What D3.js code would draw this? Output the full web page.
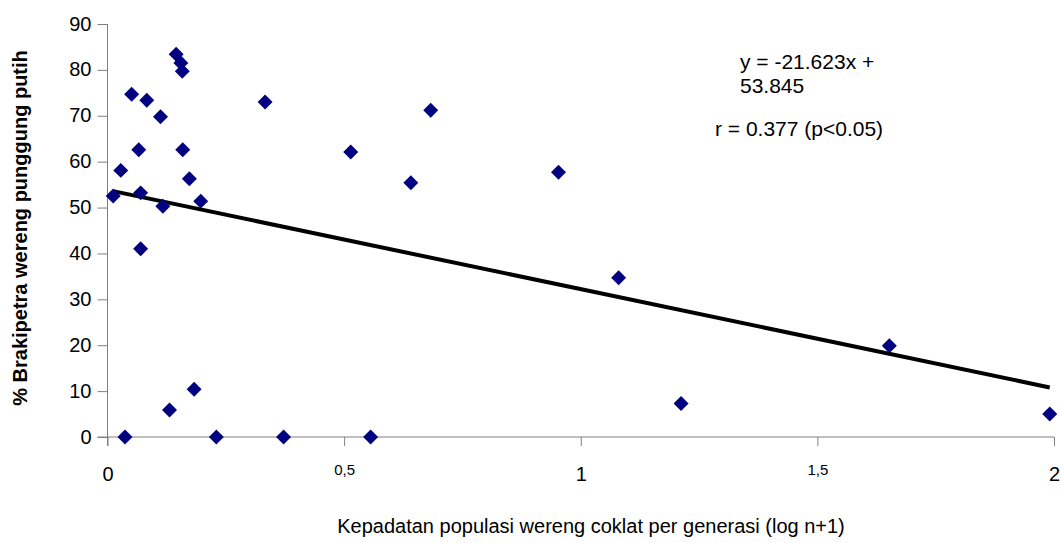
<!DOCTYPE html>
<html>
<head>
<meta charset="utf-8">
<script src="https://cdn.jsdelivr.net/npm/d3@7"></script>
<style>
  body { margin: 0; background: #fff; }
  svg text { font-family: "Liberation Sans", Arial, sans-serif; fill: #000; }
</style>
</head>
<body>
<div id="chart"></div>
<script>
// density (log n+1) vs % brachypterous
const xValues = [0.012, 0.028, 0.051, 0.066, 0.070, 0.083, 0.112, 0.117, 0.145, 0.155,
	0.158, 0.159, 0.173, 0.197, 0.333, 0.070, 0.037, 0.131, 0.183, 0.230,
	0.372, 0.556, 0.514, 0.641, 0.683, 0.953, 1.080, 1.212, 1.652, 1.991];
const yValues = [52.5, 58.1, 74.7, 62.6, 53.2, 73.4, 69.8, 50.3, 83.4, 81.5,
	79.7, 62.6, 56.3, 51.4, 73.0, 41.0, 0, 5.9, 10.4, 0,
	0, 0, 62.1, 55.4, 71.2, 57.7, 34.7, 7.3, 19.9, 5.0];

const slope = -21.623;
const intercept = 53.845;

const xTicks = [0, 0.5, 1, 1.5, 2];
const xTickLabels = ["0", "0,5", "1", "1,5", "2"];
const yTicks = [0, 10, 20, 30, 40, 50, 60, 70, 80, 90];

const eqLines = ["y = -21.623x +", "53.845"];
const rLabel = "r = 0.377 (p<0.05)";
const xTitle = "Kepadatan populasi wereng coklat per generasi (log n+1)";
const yTitle = "% Brakipetra wereng punggung putih";

const width = 1060;
const height = 543;
const margin = { left: 107.5, right: 6, top: 24, bottom: 106 };

const svg = d3.select("#chart")
	.append("svg")
	.attr("width", width)
	.attr("height", height);

const xScale = d3.scaleLinear().domain([0, 2]).range([margin.left, width - margin.right]);
const yScale = d3.scaleLinear().domain([0, 90]).range([height - margin.bottom, margin.top]);

const axisColor = "#808080";

// y axis
const yAxis = d3.axisLeft(yScale).tickValues(yTicks).tickSize(10).tickPadding(6);
const gy = svg.append("g")
	.attr("class", "y-axis")
	.attr("transform", `translate(${margin.left},0)`)
	.call(yAxis);
gy.select(".domain").remove();
gy.append("line")
	.attr("x1", 0).attr("x2", 0)
	.attr("y1", yScale(90)).attr("y2", yScale(0) + 9)
	.attr("stroke", axisColor);
gy.selectAll(".tick line").attr("stroke", axisColor);
gy.selectAll(".tick text")
	.style("font-size", "20px")
	.attr("dy", "0.3em");

// x axis
const xAxis = d3.axisBottom(xScale).tickValues(xTicks).tickSize(9).tickFormat((d, i) => xTickLabels[i]);
const gx = svg.append("g")
	.attr("class", "x-axis")
	.attr("transform", `translate(0,${yScale(0)})`)
	.call(xAxis);
gx.select(".domain").remove();
gx.append("line")
	.attr("x1", margin.left - 10).attr("x2", xScale(2))
	.attr("y1", 0).attr("y2", 0)
	.attr("stroke", axisColor);
gx.selectAll(".tick line").attr("stroke", axisColor);
gx.selectAll(".tick text")
	.attr("dy", null)
	.attr("y", (d) => d % 1 === 0 ? 44 : 38)
	.style("font-size", (d) => d % 1 === 0 ? "20px" : "15px");

// trend line
const xMin = d3.min(xValues);
const xMax = d3.max(xValues);
svg.append("line")
	.attr("class", "trend")
	.attr("x1", xScale(xMin)).attr("y1", yScale(intercept + slope * xMin))
	.attr("x2", xScale(xMax)).attr("y2", yScale(intercept + slope * xMax))
	.attr("stroke", "#000")
	.attr("stroke-width", 4);

// points
const points = xValues.map((x, i) => ({ x: x, y: yValues[i] }));
const diamond = d3.symbol().type(d3.symbolSquare).size(112);
svg.append("g")
	.selectAll("path")
	.data(points)
	.join("path")
	.attr("d", diamond)
	.attr("transform", (d) => `translate(${xScale(d.x)},${yScale(d.y)}) rotate(45)`)
	.attr("fill", "#000080");

// annotation
svg.append("text")
	.attr("x", 740)
	.attr("y", 69)
	.style("font-size", "21px")
	.selectAll("tspan")
	.data(eqLines)
	.join("tspan")
	.attr("x", 740)
	.attr("dy", (d, i) => i === 0 ? 0 : 24)
	.text((d) => d);

svg.append("text")
	.attr("x", 715)
	.attr("y", 136)
	.style("font-size", "21px")
	.text(rLabel);

// axis titles
svg.append("text")
	.attr("x", 591)
	.attr("y", 533)
	.attr("text-anchor", "middle")
	.style("font-size", "20px")
	.text(xTitle);

svg.append("text")
	.attr("transform", "translate(27,228) rotate(-90)")
	.attr("text-anchor", "middle")
	.style("font-size", "20px")
	.style("font-weight", "bold")
	.text(yTitle);
</script>
</body>
</html>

·····

Set the listing down in full and exactly. Pictures within it should not appear in the copy.

THE ANSWER
What D3.js code would draw this? Output the full web page.
<!DOCTYPE html>
<html>
<head>
<meta charset="utf-8">
<script src="https://cdn.jsdelivr.net/npm/d3@7"></script>
<style>
  body { margin: 0; background: #fff; }
  svg text { font-family: "Liberation Sans", Arial, sans-serif; fill: #000; }
</style>
</head>
<body>
<div id="chart"></div>
<script>
// density (log n+1) vs % brachypterous
const xValues = [0.012, 0.028, 0.051, 0.066, 0.070, 0.083, 0.112, 0.117, 0.145, 0.155,
	0.158, 0.159, 0.173, 0.197, 0.333, 0.070, 0.037, 0.131, 0.183, 0.230,
	0.372, 0.556, 0.514, 0.641, 0.683, 0.953, 1.080, 1.212, 1.652, 1.991];
const yValues = [52.5, 58.1, 74.7, 62.6, 53.2, 73.4, 69.8, 50.3, 83.4, 81.5,
	79.7, 62.6, 56.3, 51.4, 73.0, 41.0, 0, 5.9, 10.4, 0,
	0, 0, 62.1, 55.4, 71.2, 57.7, 34.7, 7.3, 19.9, 5.0];

const slope = -21.623;
const intercept = 53.845;

const xTicks = [0, 0.5, 1, 1.5, 2];
const xTickLabels = ["0", "0,5", "1", "1,5", "2"];
const yTicks = [0, 10, 20, 30, 40, 50, 60, 70, 80, 90];

const eqLines = ["y = -21.623x +", "53.845"];
const rLabel = "r = 0.377 (p<0.05)";
const xTitle = "Kepadatan populasi wereng coklat per generasi (log n+1)";
const yTitle = "% Brakipetra wereng punggung putih";

const width = 1060;
const height = 543;
const margin = { left: 107.5, right: 6, top: 24, bottom: 106 };

const svg = d3.select("#chart")
	.append("svg")
	.attr("width", width)
	.attr("height", height);

const xScale = d3.scaleLinear().domain([0, 2]).range([margin.left, width - margin.right]);
const yScale = d3.scaleLinear().domain([0, 90]).range([height - margin.bottom, margin.top]);

const axisColor = "#808080";

// y axis
const yAxis = d3.axisLeft(yScale).tickValues(yTicks).tickSize(10).tickPadding(6);
const gy = svg.append("g")
	.attr("class", "y-axis")
	.attr("transform", `translate(${margin.left},0)`)
	.call(yAxis);
gy.select(".domain").remove();
gy.append("line")
	.attr("x1", 0).attr("x2", 0)
	.attr("y1", yScale(90)).attr("y2", yScale(0) + 9)
	.attr("stroke", axisColor);
gy.selectAll(".tick line").attr("stroke", axisColor);
gy.selectAll(".tick text")
	.style("font-size", "20px")
	.attr("dy", "0.3em");

// x axis
const xAxis = d3.axisBottom(xScale).tickValues(xTicks).tickSize(9).tickFormat((d, i) => xTickLabels[i]);
const gx = svg.append("g")
	.attr("class", "x-axis")
	.attr("transform", `translate(0,${yScale(0)})`)
	.call(xAxis);
gx.select(".domain").remove();
gx.append("line")
	.attr("x1", margin.left - 10).attr("x2", xScale(2))
	.attr("y1", 0).attr("y2", 0)
	.attr("stroke", axisColor);
gx.selectAll(".tick line").attr("stroke", axisColor);
gx.selectAll(".tick text")
	.attr("dy", null)
	.attr("y", (d) => d % 1 === 0 ? 44 : 38)
	.style("font-size", (d) => d % 1 === 0 ? "20px" : "15px");

// trend line
const xMin = d3.min(xValues);
const xMax = d3.max(xValues);
svg.append("line")
	.attr("class", "trend")
	.attr("x1", xScale(xMin)).attr("y1", yScale(intercept + slope * xMin))
	.attr("x2", xScale(xMax)).attr("y2", yScale(intercept + slope * xMax))
	.attr("stroke", "#000")
	.attr("stroke-width", 4);

// points
const points = xValues.map((x, i) => ({ x: x, y: yValues[i] }));
const diamond = d3.symbol().type(d3.symbolSquare).size(112);
svg.append("g")
	.selectAll("path")
	.data(points)
	.join("path")
	.attr("d", diamond)
	.attr("transform", (d) => `translate(${xScale(d.x)},${yScale(d.y)}) rotate(45)`)
	.attr("fill", "#000080");

// annotation
svg.append("text")
	.attr("x", 740)
	.attr("y", 69)
	.style("font-size", "21px")
	.selectAll("tspan")
	.data(eqLines)
	.join("tspan")
	.attr("x", 740)
	.attr("dy", (d, i) => i === 0 ? 0 : 24)
	.text((d) => d);

svg.append("text")
	.attr("x", 715)
	.attr("y", 136)
	.style("font-size", "21px")
	.text(rLabel);

// axis titles
svg.append("text")
	.attr("x", 591)
	.attr("y", 533)
	.attr("text-anchor", "middle")
	.style("font-size", "20px")
	.text(xTitle);

svg.append("text")
	.attr("transform", "translate(27,228) rotate(-90)")
	.attr("text-anchor", "middle")
	.style("font-size", "20px")
	.style("font-weight", "bold")
	.text(yTitle);
</script>
</body>
</html>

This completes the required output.